A simple and efficient dispersion correction to the Hartree-Fock theory (3): A comprehensive performance comparison of HF-Dtq with MP2 and DFT-Ds.

Abstract Accurate prediction of the intermolecular interaction energy (Δ E bind ) has been a challenging and serious problem. Current in silico drug screening demands efficient and accurate evaluation of Δ E bind for ligands and their target proteins. It is desirable that Δ E bind including the dispersion interaction energy ( E disp ) is calculated using a post-Hartree–Fock (HF) theory, such as the high-order coupled-cluster one, with a larger basis set. However, it remains computationally too expensive to apply such a one to large molecular systems. As another problem, it is necessary to consider the contribution of the basis set superposition error (BSSE) in calculation of Δ E bind . In Bioorg.

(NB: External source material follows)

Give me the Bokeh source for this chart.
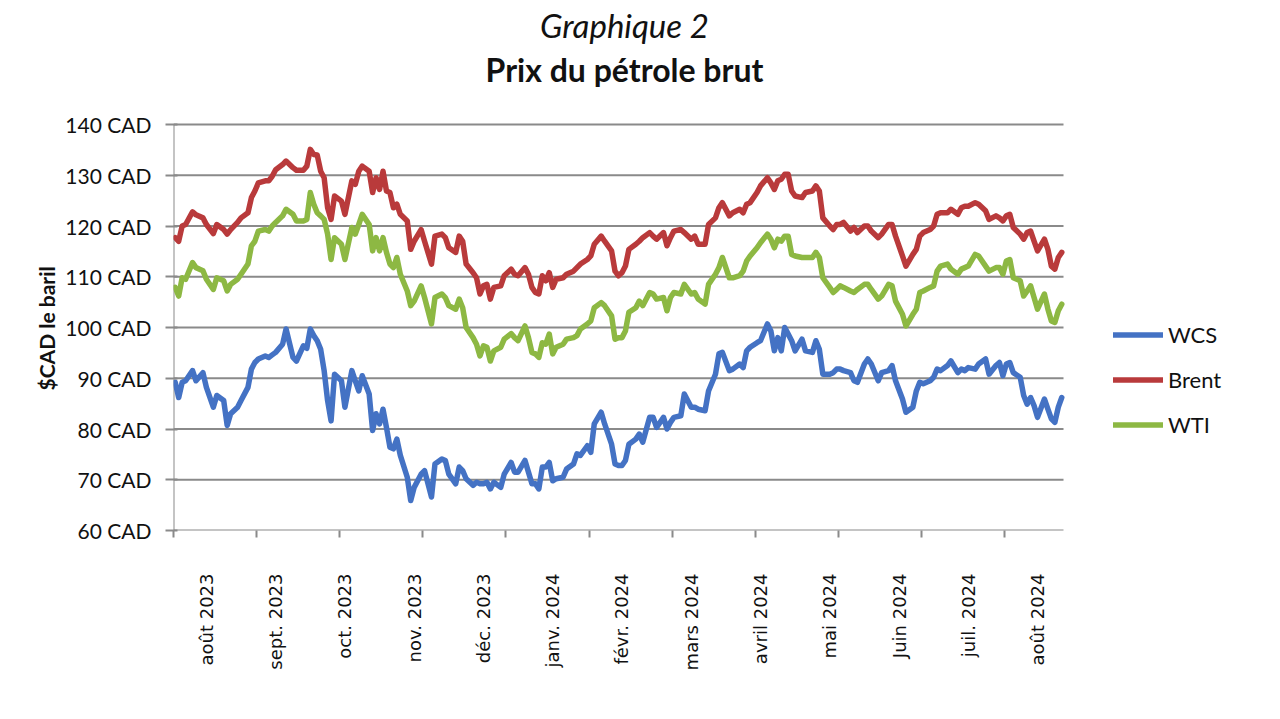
import math
from bokeh.plotting import figure
from bokeh.models import Range1d, FixedTicker, Legend, LegendItem, Title, Label
from bokeh.embed import file_html
from bokeh.resources import INLINE

# ---- data: trading-day index (0 = first session shown, late July 2023) ----
day = [0, 1, 2, 3, 5, 6, 8, 9, 11, 12, 14, 15, 16, 18, 19, 21, 22, 23, 24, 26,
       27, 28, 29, 31, 32, 34, 35, 37, 38, 39, 40, 41, 42, 43, 44, 45, 46, 48, 49, 51,
       52, 53, 54, 56, 57, 58, 59, 60, 61, 62, 63,
       64, 65, 67, 68, 69, 71, 72, 74, 75, 77, 78, 79, 81, 82, 83, 84, 86, 87, 88, 89,
       90, 91, 92, 94, 95, 97, 98, 99, 101, 102, 103, 104, 105, 106, 107, 108, 109, 110, 112, 113,
       115, 116, 117, 119, 120, 121, 123, 124, 126, 127, 128,
       129, 130, 131, 133, 134, 135, 137, 138, 139, 141, 142, 143, 144, 146, 147, 149, 150, 151, 153, 154,
       156, 157, 158, 160, 161, 163, 164, 165, 166, 168, 169, 171, 172, 173, 174, 175, 176, 177, 178, 179,
       181, 182, 184, 185, 186, 187, 189, 190, 191,
       192, 193, 195, 196, 197, 199, 200, 201, 203, 204, 206, 207, 208, 210, 211, 213, 214, 215, 216, 218,
       219, 220, 221, 223, 224, 226, 227, 228, 229, 231, 232, 234, 235, 237, 238, 239, 240, 241, 242, 244,
       245, 246, 247, 248, 249, 251, 252, 253, 254, 255, 256]

wcs = [89.2, 86.2, 89.2, 89.5, 91.5, 89.5, 91.1, 88.2, 84.3, 86.6, 85.6, 80.7, 83.0, 84.3, 85.6, 88.2, 91.8, 93.1, 93.8, 94.4,
       94.1, 94.6, 95.1, 96.7, 99.7, 94.1, 93.4, 96.4, 95.9, 99.7, 98.4, 97.4, 95.7, 91.5, 85.6, 81.6, 90.8, 89.5, 84.3, 91.5,
       89.5, 87.5, 90.5, 86.9, 79.7, 83.0, 81.0, 83.9, 80.3, 76.4, 76.1,
       78.0, 74.8, 70.5, 65.9, 68.5, 71.1, 71.8, 66.6, 73.1, 74.1, 73.8, 71.1, 69.2, 72.5, 71.8, 70.2, 68.9, 69.5, 69.2, 69.2,
       69.5, 68.2, 69.5, 68.5, 71.1, 73.4, 71.5, 71.5, 73.8, 71.5, 69.2, 69.2, 68.2, 72.5, 72.5, 73.4, 69.8, 70.2, 70.5, 72.1,
       73.1, 75.1, 74.8, 76.7, 75.4, 81.0, 83.3, 81.0, 77.0, 73.1, 72.8,
       72.8, 73.8, 77.0, 78.0, 79.0, 77.4, 82.3, 82.3, 80.3, 82.3, 80.0, 81.3, 82.3, 82.6, 86.9, 84.3, 84.3, 83.9, 83.6, 87.5,
       90.8, 94.8, 95.1, 91.5, 91.8, 92.8, 92.1, 95.4, 96.1, 97.0, 97.4, 100.7, 99.3, 95.4, 98.0, 95.4, 100.0, 98.7, 97.4, 95.4,
       97.7, 95.4, 95.1, 97.4, 95.7, 90.8, 90.8, 91.1, 91.8,
       91.8, 91.5, 91.1, 89.5, 89.2, 92.8, 93.8, 92.8, 89.5, 91.1, 91.5, 92.5, 89.5, 85.9, 83.3, 84.3, 87.5, 89.2, 88.9, 89.5,
       90.2, 91.8, 91.5, 92.5, 93.4, 91.1, 91.8, 91.5, 92.1, 91.8, 92.8, 93.8, 90.8, 92.5, 93.1, 90.5, 92.8, 93.1, 91.1, 90.2,
       86.6, 84.9, 86.2, 84.6, 82.3, 85.9, 83.9, 82.0, 81.3, 84.3, 86.2]

brent = [117.7, 117.0, 120.0, 120.3, 122.8, 122.2, 121.6, 120.3, 118.5, 120.3, 119.3, 118.4, 119.3, 120.7, 121.6, 122.6, 125.6, 126.9, 128.5, 128.9,
         128.9, 129.8, 131.1, 132.1, 132.8, 131.5, 131.0, 131.0, 131.8, 135.1, 134.1, 134.0, 130.8, 129.5, 123.6, 121.3, 125.9, 124.9, 122.3, 128.9,
         128.2, 130.8, 131.8, 130.8, 126.6, 129.5, 127.2, 130.8, 126.9, 126.6, 123.6,
         124.3, 122.3, 121.0, 115.4, 117.0, 119.3, 117.0, 112.5, 118.0, 118.4, 117.7, 115.7, 114.8, 118.0, 117.0, 112.5, 110.8, 109.8, 106.6, 108.2,
         108.5, 105.6, 107.9, 108.2, 110.2, 111.5, 110.5, 110.2, 111.8, 110.5, 107.9, 106.9, 106.6, 110.2, 109.2, 110.8, 107.9, 109.5, 109.8, 110.5,
         111.1, 111.8, 112.5, 113.4, 114.1, 116.4, 118.0, 117.0, 115.1, 111.1, 110.2,
         110.8, 112.1, 115.4, 116.4, 117.0, 117.7, 118.7, 118.0, 117.4, 118.7, 116.1, 117.7, 119.0, 119.3, 118.7, 117.4, 118.0, 116.4, 116.4, 120.3,
         121.6, 123.6, 124.6, 122.0, 122.6, 123.3, 122.6, 124.3, 124.6, 126.6, 127.9, 129.5, 128.5, 127.2, 128.9, 129.2, 130.2, 130.2, 126.9, 125.9,
         125.6, 126.6, 126.9, 127.9, 126.9, 121.6, 120.0, 119.3, 120.3,
         120.3, 120.7, 119.0, 119.7, 118.7, 120.0, 120.0, 119.0, 117.7, 118.4, 120.3, 120.3, 118.0, 114.1, 112.1, 114.4, 115.4, 118.0, 118.7, 119.3,
         120.0, 122.3, 122.6, 122.6, 123.3, 122.3, 123.6, 123.9, 123.9, 124.6, 124.3, 123.0, 121.3, 122.0, 121.6, 121.0, 122.0, 122.3, 119.7, 118.4,
         117.4, 118.7, 119.0, 117.0, 115.1, 117.4, 115.4, 112.1, 111.5, 113.8, 114.8]

wti = [107.9, 106.2, 109.8, 109.5, 112.8, 111.8, 111.2, 109.5, 107.5, 109.8, 109.2, 107.2, 108.5, 109.5, 110.5, 112.5, 116.1, 117.0, 119.0, 119.3,
       119.0, 120.0, 120.7, 122.0, 123.3, 122.3, 121.0, 121.0, 121.3, 126.6, 124.3, 122.6, 122.0, 121.3, 118.4, 113.4, 117.7, 116.4, 113.4, 119.7,
       118.4, 120.3, 122.3, 120.3, 115.1, 117.7, 115.1, 117.7, 114.8, 112.5, 111.8,
       113.8, 110.5, 107.2, 104.3, 105.2, 108.2, 105.9, 100.7, 105.9, 106.6, 105.9, 104.3, 103.6, 105.6, 103.9, 100.0, 98.0, 96.7, 94.4, 96.4,
       96.1, 93.4, 95.4, 96.1, 97.7, 98.8, 98.0, 97.4, 100.3, 98.0, 95.1, 94.8, 94.1, 97.0, 96.7, 98.7, 94.8, 96.1, 96.7, 97.7,
       98.0, 98.4, 99.7, 100.7, 101.3, 103.9, 104.9, 104.3, 102.3, 97.7, 98.0,
       98.0, 99.3, 103.0, 103.9, 105.2, 104.3, 106.9, 106.6, 105.6, 105.9, 103.3, 105.9, 106.9, 106.6, 108.5, 106.6, 106.9, 105.6, 104.6, 108.5,
       110.5, 111.8, 113.8, 109.8, 109.8, 110.2, 111.1, 113.1, 114.1, 115.7, 116.7, 118.4, 117.4, 115.7, 117.4, 117.0, 118.0, 118.0, 114.4, 114.1,
       113.8, 113.8, 113.8, 114.8, 113.8, 109.8, 107.9, 106.9, 107.5,
       108.2, 107.9, 107.2, 106.9, 107.5, 108.5, 108.5, 107.5, 105.6, 106.2, 108.5, 108.2, 105.2, 102.6, 100.3, 102.6, 103.6, 106.9, 107.2, 107.9,
       108.2, 111.1, 112.1, 112.5, 111.5, 110.5, 111.5, 111.8, 112.1, 114.4, 114.1, 112.1, 111.1, 111.8, 111.8, 110.5, 113.1, 113.4, 109.8, 109.2,
       106.2, 107.2, 108.2, 105.9, 103.6, 106.6, 103.6, 101.3, 101.0, 103.3, 104.6]

n_days = 257
y_min, y_max = 60, 140
y_ticks = [60, 70, 80, 90, 100, 110, 120, 130, 140]
y_tick_labels = ["60 CAD", "70 CAD", "80 CAD", "90 CAD", "100 CAD", "110 CAD", "120 CAD", "130 CAD", "140 CAD"]
month_label_days = [9, 29, 49, 69, 89, 109, 129, 149, 169, 189, 209, 229, 249]
month_labels = ["août 2023", "sept. 2023", "oct. 2023", "nov. 2023", "déc. 2023", "janv. 2024",
                "févr. 2024", "mars 2024", "avril 2024", "mai 2024", "Juin 2024", "juil. 2024", "août 2024"]
tick_mark_days = [-0.5, 23.5, 47.5, 71.5, 95.5, 119.5, 143.5, 167.5, 191.5, 215.5, 239.5]

series_names = ["WCS", "Brent", "WTI"]
series_colors = ["#4472C4", "#B93A3B", "#8DB843"]

# ---- layout (pixels) ----
W, H = 1280, 719
PLOT_L, PLOT_R, PLOT_T, PLOT_B = 173, 1063, 124, 530   # visible chart area
GRAY = "#8A8A8A"
INK = "#111111"

# the frame spans from the chart area up to the top and right edges of the page,
# so the titles and legend can live inside it
x_per_px = n_days / (PLOT_R - PLOT_L)
y_per_px = (y_max - y_min) / (PLOT_B - PLOT_T)
x0 = -0.5
x_end = x0 + (W - PLOT_L) * x_per_px
y_end = y_max + PLOT_T * y_per_px

p = figure(width=W, height=H, output_backend="svg", toolbar_location=None,
           x_range=Range1d(x0, x_end), y_range=Range1d(y_min, y_end),
           min_border_left=PLOT_L, min_border_right=0, min_border_top=0,
           min_border_bottom=H - PLOT_B)
p.outline_line_color = None
p.background_fill_color = "white"
p.border_fill_color = "white"
p.xgrid.visible = False
p.ygrid.visible = False

# horizontal gridlines and left axis line, limited to the chart area
last = n_days - 0.5
p.segment(x0=[x0] * len(y_ticks), x1=[last] * len(y_ticks), y0=y_ticks, y1=y_ticks,
          line_color=GRAY, line_width=2)
p.segment(x0=[x0], x1=[x0], y0=[y_min], y1=[y_max], line_color=GRAY, line_width=2)

# y axis
ya = p.yaxis[0]
ya.ticker = FixedTicker(ticks=y_ticks)
ya.major_label_overrides = {t: l for t, l in zip(y_ticks, y_tick_labels)}
ya.major_label_text_font = "Lato"
ya.major_label_text_font_size = "21px"
ya.major_label_text_color = INK
ya.major_label_standoff = 14
ya.major_tick_in = 4
ya.major_tick_out = 8
ya.major_tick_line_color = GRAY
ya.major_tick_line_width = 2
ya.minor_tick_line_color = None
ya.axis_line_color = None

# y axis title, placed along the chart area
p.add_layout(Title(text="$CAD le baril", align="left", offset=140, standoff=8,
                   text_font="Lato", text_font_style="bold", text_font_size="21px",
                   text_color=INK), "left")

# x axis
xa = p.xaxis[0]
xa.ticker = FixedTicker(ticks=month_label_days, minor_ticks=tick_mark_days)
xa.major_label_overrides = {d: l for d, l in zip(month_label_days, month_labels)}
xa.major_label_orientation = math.pi / 2
xa.major_label_text_font = "DejaVu Sans"
xa.major_label_text_font_size = "18px"
xa.major_label_text_color = INK
xa.major_label_standoff = 36
xa.major_tick_in = 0
xa.major_tick_out = 0
xa.minor_tick_in = 0
xa.minor_tick_out = 7
xa.minor_tick_line_color = GRAY
xa.minor_tick_line_width = 2
xa.axis_line_color = None

renderers = []
for vals, name, color in zip([wcs, brent, wti], series_names, series_colors):
    r = p.line(day, vals, line_color=color, line_width=5.5, line_join="round", line_cap="round")
    renderers.append(r)

legend = Legend(items=[LegendItem(label=n, renderers=[r]) for n, r in zip(series_names, renderers)],
                location=(1113 - PLOT_L, 92), orientation="vertical",
                glyph_width=50, glyph_height=27, label_height=27, spacing=18,
                padding=0, margin=0, label_standoff=5,
                label_text_font="Lato", label_text_font_size="22px", label_text_color=INK,
                border_line_color=None, background_fill_alpha=0)
p.add_layout(legend, "center")

# titles (screen units: from the frame's bottom-left corner)
p.add_layout(Label(x=624 - PLOT_L, y=PLOT_B - 24, x_units="screen", y_units="screen",
                   text="Graphique 2", text_font="Lato", text_font_style="italic",
                   text_font_size="33px", text_align="center", text_baseline="middle",
                   text_color=INK))
p.add_layout(Label(x=624 - PLOT_L, y=PLOT_B - 69, x_units="screen", y_units="screen",
                   text="Prix du pétrole brut", text_font="Lato", text_font_style="bold",
                   text_font_size="32px", text_align="center", text_baseline="middle",
                   text_color=INK))

open("out.html", "w").write(file_html(p, INLINE))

Med. Chem. Lett. 2014 and 2015, we proposed simple and efficient corrections of dispersion and BSSE for the HF theory, which is not able to express the dispersion interaction energy correctly. The current Letter, as the final one in the series, aims to verify the HF theory enhanced by the dispersion correction (HF-Dtq) in the light of reproducibility of ‘accurate’ intermolecular ligand–protein interaction energy values, with comprehensive comparison with the MP2 and recently proposed various DFT-D theories. Taking Δ E bind calculated with the coupled-cluster theory coupled with a complete basis set as a reference, Δ E bind of over a hundred small sized noncovalent complexes as well as real ligand–protein complexes models was systematically examined in terms of accuracy and computational cost. The comprehensive comparison in the current work showed that HF-Dtq is a practical and reliable approach for in silico drug screening and quantitative structure–activity relationships.